Han transcurrido los noventa días de diálogo entre los representantes del Gobierno y los líderes de las organizaciones indígenas que protagonizaron las paralizaciones de junio. Pese a los momentos de extrema efusividad que se vivieron a lo largo de las jornadas, merece destacarse el clima de cordialidad y serenidad que ha llegado a primar. Hubiese sido terrible que, a estas alturas, reinase un clima de ultimátum o de inexorable ajuste de cuentas; no ha sido así porque en los momentos decisivos ambas partes mostraron, pese a todo, mayor madurez política de la que en un inicio se creyó que tendrían.
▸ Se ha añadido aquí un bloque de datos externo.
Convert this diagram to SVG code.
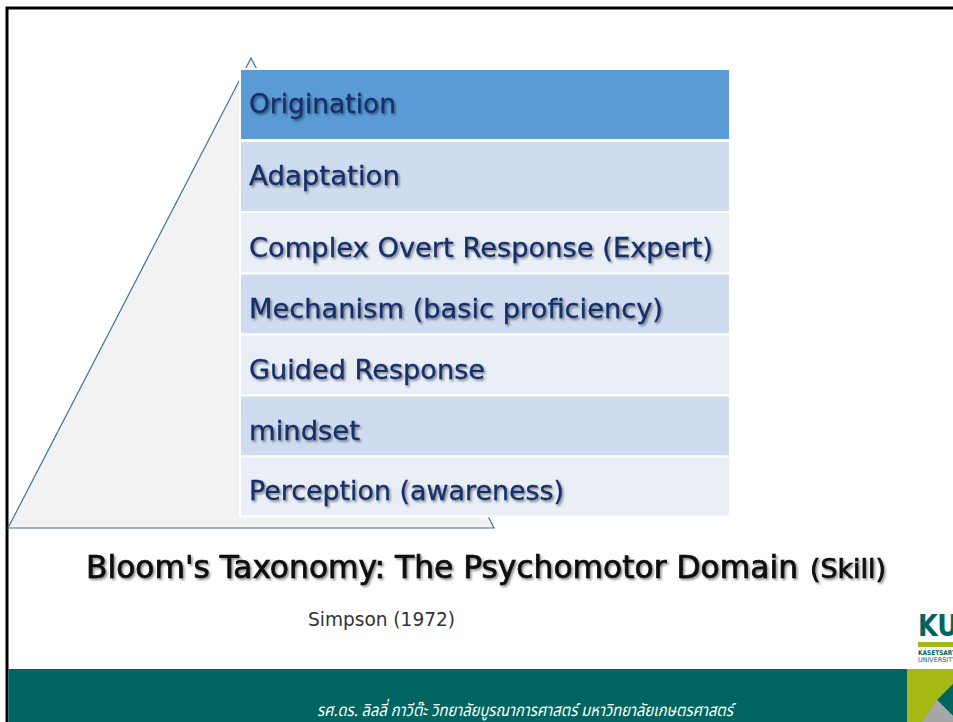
<svg xmlns="http://www.w3.org/2000/svg" width="953" height="722" viewBox="0 0 953 722">
<defs>
<filter id="sh" x="-5%" y="-20%" width="110%" height="150%">
<feDropShadow dx="1.6" dy="1.8" stdDeviation="0.9" flood-color="#000" flood-opacity="0.45"/>
</filter>
</defs>
<style>
.row{stroke:#fff;stroke-width:2}
.dk{fill:#cfdbee}
.lt{fill:#e9eef7}
.lbl{font-family:"DejaVu Sans",Verdana,sans-serif;font-size:26px;fill:#142f6b;stroke:#142f6b;stroke-width:0.3;filter:url(#sh)}
.title{font-family:"DejaVu Sans Condensed","DejaVu Sans",sans-serif;font-size:32px;fill:#111;stroke:#111;stroke-width:0.7;filter:url(#sh)}
.sub{font-family:"DejaVu Sans Condensed","DejaVu Sans",sans-serif;font-size:20px;fill:#333}
.foot{font-family:"Noto Sans Thai","Loma","Garuda","Norasi",sans-serif;font-size:17px;font-style:italic;fill:#fff}
</style>
<rect width="953" height="722" fill="#fff"/>
<rect x="7" y="8" width="960" height="730" fill="none" stroke="#000" stroke-width="3"/>

<g id="pyramid">
<polygon points="251,58 8,528 494,528" fill="#f2f2f2" stroke="#41719c" stroke-width="1.2"/>
</g>

<g id="origination">
<rect class="row" x="240" y="69" width="490" height="71" fill="#5b9bd5"/>
<text class="lbl" x="249" y="113" textLength="147" lengthAdjust="spacingAndGlyphs">Origination</text>
</g>
<g id="adaptation">
<rect class="row dk" x="240" y="141" width="490" height="71"/>
<text class="lbl" x="249" y="185" textLength="151" lengthAdjust="spacingAndGlyphs">Adaptation</text>
</g>
<g id="complex">
<rect class="row lt" x="240" y="212" width="490" height="61.5"/>
<text class="lbl" x="249" y="257" textLength="464" lengthAdjust="spacingAndGlyphs">Complex Overt Response (Expert)</text>
</g>
<g id="mechanism">
<rect class="row dk" x="240" y="273.5" width="490" height="61"/>
<text class="lbl" x="249" y="318" textLength="414" lengthAdjust="spacingAndGlyphs">Mechanism (basic proficiency)</text>
</g>
<g id="guided">
<rect class="row lt" x="240" y="334.5" width="490" height="61"/>
<text class="lbl" x="249" y="379" textLength="236" lengthAdjust="spacingAndGlyphs">Guided Response</text>
</g>
<g id="mindset">
<rect class="row dk" x="240" y="395.5" width="490" height="61"/>
<text class="lbl" x="249" y="440" textLength="111" lengthAdjust="spacingAndGlyphs">mindset</text>
</g>
<g id="perception">
<rect class="row lt" x="240" y="456.5" width="490" height="60"/>
<text class="lbl" x="249" y="500" textLength="315" lengthAdjust="spacingAndGlyphs">Perception (awareness)</text>
</g>

<g id="connectors"></g>

<g id="title">
<text class="title" x="86" y="578"><tspan textLength="712" lengthAdjust="spacingAndGlyphs">Bloom's Taxonomy: The Psychomotor Domain</tspan><tspan x="810" font-size="26" textLength="76" lengthAdjust="spacingAndGlyphs">(Skill)</tspan></text>
<text class="sub" x="308" y="626" textLength="147" lengthAdjust="spacingAndGlyphs">Simpson (1972)</text>
</g>

<g id="logo">
<text x="918" y="636" font-family="'DejaVu Sans Condensed','DejaVu Sans',sans-serif" font-weight="bold" font-size="30" fill="#006560" textLength="40" lengthAdjust="spacingAndGlyphs">KU</text>
<rect x="918" y="642" width="40" height="5" fill="#a5b814"/>
<text x="918" y="655" font-family="'DejaVu Sans Condensed',sans-serif" font-weight="bold" font-size="6.5" fill="#006560" textLength="38" lengthAdjust="spacingAndGlyphs">KASETSART</text>
<text x="918" y="662" font-family="'DejaVu Sans Condensed',sans-serif" font-size="6.5" fill="#006560" textLength="38" lengthAdjust="spacingAndGlyphs">UNIVERSITY</text>
</g>

<g id="footer">
<rect x="8.5" y="669" width="945" height="53" fill="#006560"/>
<rect x="907" y="669" width="46" height="53" fill="#a5b814"/>
<polygon points="937,700 953,684 953,716" fill="#006560"/>
<polygon points="937,700 922,722 953,722 953,716" fill="#a6a8a8"/>
<text class="foot" x="317" y="716" textLength="416" lengthAdjust="spacingAndGlyphs">รศ.ดร. ลิลลี่ กาวีต๊ะ วิทยาลัยบูรณาการศาสตร์ มหาวิทยาลัยเกษตรศาสตร์</text>
</g>
</svg>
Los líderes de la Conaie y del resto de organizaciones han tenido la oportunidad de educarse sobre el funcionamiento del Estado; de existir buena fe y afán constructivo, eso, una oposición mejor informada, beneficiará mucho al país. A su vez, las autoridades gubernamentales han podido conocer mejor el problema agrícola y social, sobre todo de la Sierra, lo que abre finalmente la puerta a un posible consenso que solucione ese drama perenne. Han existido también errores tremendos, como lo sucedido con la educación —al aceptar la segregación de la educación y auspiciar el abandono de un currículo común, basado en los principios democráticos de un Estado republicano, liberal y de derechos— o el sector petrolero y minero —en el que se aceptaron propuestas poco meditadas, divorciadas de la situación económica del país—, pero que probablemente se corregirán a corto plazo, una vez que la realidad y el sentido común se impongan.
Tras los momentos de terror de junio y noventa días de diálogo, al menos queda claro, que paciencia, prudencia y respeto deben, y sí pueden, ser la tónica.